In place of saturated fats, these agencies have counseled Americans to consume ever-larger quantities of unsaturated fats, which are found mainly in soybean and other vegetable oils. Yet a diet high in these oils has been found in clinical trials to lead to worrisome health effects, including higher rates of cancer. And the USDA, which espouses a commitment to finding healthy “dietary patterns” based in history, is now in the paradoxical position of telling Americans to derive most of their fats from these highly processed vegetable oils with virtually no record of consumption in the human diet before 1900.

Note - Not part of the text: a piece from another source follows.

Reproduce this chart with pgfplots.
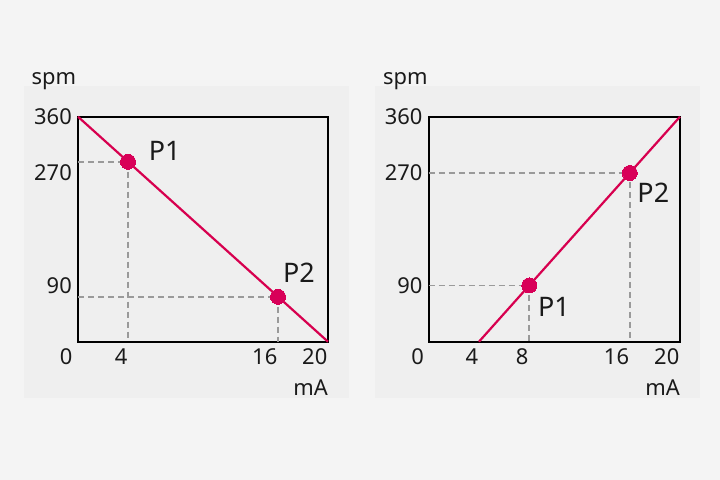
\documentclass[border=0pt]{standalone}
\usepackage{pgfplots}
\pgfplotsset{compat=1.18}
\usepackage{fontspec}
\setmainfont{Noto Sans}
\definecolor{pagebg}{HTML}{F4F4F4}
\definecolor{panelbg}{HTML}{EFEFEF}
\definecolor{crim}{HTML}{D7004F}
\definecolor{dotc}{HTML}{D80058}
\definecolor{dashgray}{HTML}{9A9A9A}
\definecolor{txt}{HTML}{1A1A1A}
\pgfplotsset{panel/.style={
  scale only axis, width=250bp, height=225bp,
  xmin=0,xmax=20,ymin=0,ymax=360,
  axis background/.style={fill=panelbg},
  axis line style={line width=2bp, black},
  major tick length=0pt,
  ytick={90,270,360},
  tick label style={font=\fontsize{22}{24}\selectfont, text=txt, inner sep=0pt},
  xticklabel style={anchor=north east, yshift=-6.5bp, xshift=-0.5bp},
  yticklabel style={anchor=east, xshift=-6bp},
  /pgf/number format/assume math mode=true,
  clip=false,
  anchor=south west,
}}
\tikzset{dashl/.style={dashgray, line width=1.8bp, dash pattern=on 6bp off 4bp},
  mainl/.style={crim, line width=2.2bp},
  dots/.style={dotc, only marks, mark=*, mark size=7.5bp, mark options={draw=dotc, fill=dotc, line width=0pt}},
  plab/.style={anchor=base west, inner sep=0pt, font=\fontsize{27}{30}\selectfont, text=txt},
  alab/.style={inner sep=0pt, font=\fontsize{22}{24}\selectfont, text=txt}}
\begin{document}
\begin{tikzpicture}
\fill[pagebg] (0,0) rectangle (720bp,-480bp);
\fill[panelbg] (24bp,-86bp) rectangle (349bp,-398bp);
\fill[panelbg] (375bp,-86bp) rectangle (700bp,-398bp);
\node[alab, anchor=base west] at (31.5bp,-84bp) {spm};
\node[alab, anchor=base west] at (383bp,-84bp) {spm};
\node[alab, anchor=base east] at (328bp,-395bp) {mA};
\node[alab, anchor=base east] at (680bp,-395bp) {mA};
\begin{axis}[panel, at={(78bp,-341.7bp)}, width=250bp, xtick={4,16,20}]
\addplot[dashl] coordinates {(0,288) (4,288) (4,0)};
\addplot[dashl] coordinates {(0,72) (16,72) (16,0)};
\addplot[mainl] coordinates {(0,360) (20,0)};
\addplot[dots] coordinates {(4,288) (16,72)};
\node[alab, anchor=north east, xshift=-5.5bp, yshift=-6.5bp] at (axis cs:0,0) {0};
\node[plab] at (axis cs:5.65,290) {P1};
\node[plab] at (axis cs:16.4,95) {P2};
\end{axis}
\begin{axis}[panel, at={(428.7bp,-341.7bp)}, width=251.3bp, xtick={4,8,16,20}]
\addplot[dashl] coordinates {(0,90) (8,90) (8,0)};
\addplot[dashl] coordinates {(0,270) (16,270) (16,0)};
\addplot[mainl] coordinates {(4,0) (20,360)};
\addplot[dots] coordinates {(8,90) (16,270)};
\node[alab, anchor=north east, xshift=-4.7bp, yshift=-6.5bp] at (axis cs:0,0) {0};
\node[plab] at (axis cs:8.7,40) {P1};
\node[plab] at (axis cs:16.6,222) {P2};
\end{axis}
\pgfresetboundingbox
\useasboundingbox (0,0) rectangle (720bp,-480bp);
\end{tikzpicture}
\end{document}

The most hopeful path lies in a different direction: An enormous trove of research over the past decade has shown that a low-carbohydrate regime consistently outperforms any other diet in improving health. Diabetics, for instance, can most effectively stabilize their blood glucose on a low-carb diet; heart-disease victims are able to raise their “good” HDL cholesterol while lowering their triglycerides. And at least two-dozen well-controlled diet trials, involving thousands of subjects, have shown that limiting carbohydrates leads to greater weight loss than does cutting fat.

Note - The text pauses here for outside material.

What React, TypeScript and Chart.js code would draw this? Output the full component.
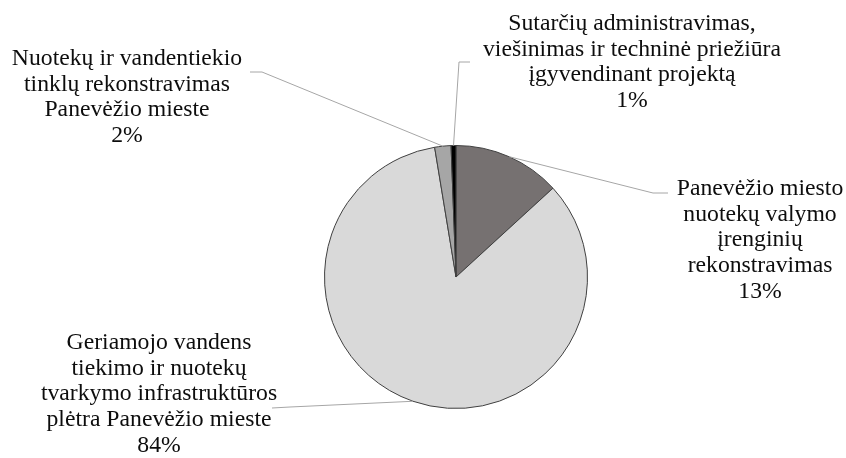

The USDA committee’s mandate is to “review the scientific and medical knowledge current at the time.” But despite nine full days of meetings this year, it has yet to meaningfully reckon with any of these studies—which arguably constitute the most promising body of scientific literature on diet and disease in 50 years. Instead, the committee is focusing on new reasons to condemn red meat, such as how its production damages the environment. However, this is a separate scientific question that is outside the USDA’s mandate on health.
Rates of obesity in the U.S. started climbing dramatically right around 1980, the very year in which the Dietary Guidelines were first introduced. More than three decades later, more of the same advice can only be expected to produce similarly dismal health outcomes. And the cost, in human and dollar terms, will continue to be catastrophic.
These are compelling reasons for Congress to ask the USDA and HHS to reconstitute the Dietary Guidelines committee so that its members represent the full range of expert opinion. The committee should then be mandated to fundamentally reassess the Guidelines’ basic assumptions, based on the best and most current science. These measures would give millions of Americans a fighting chance in their battle against obesity, diabetes and heart disease—and at last start to reverse the ill effects of our misguided Dietary Guidelines.”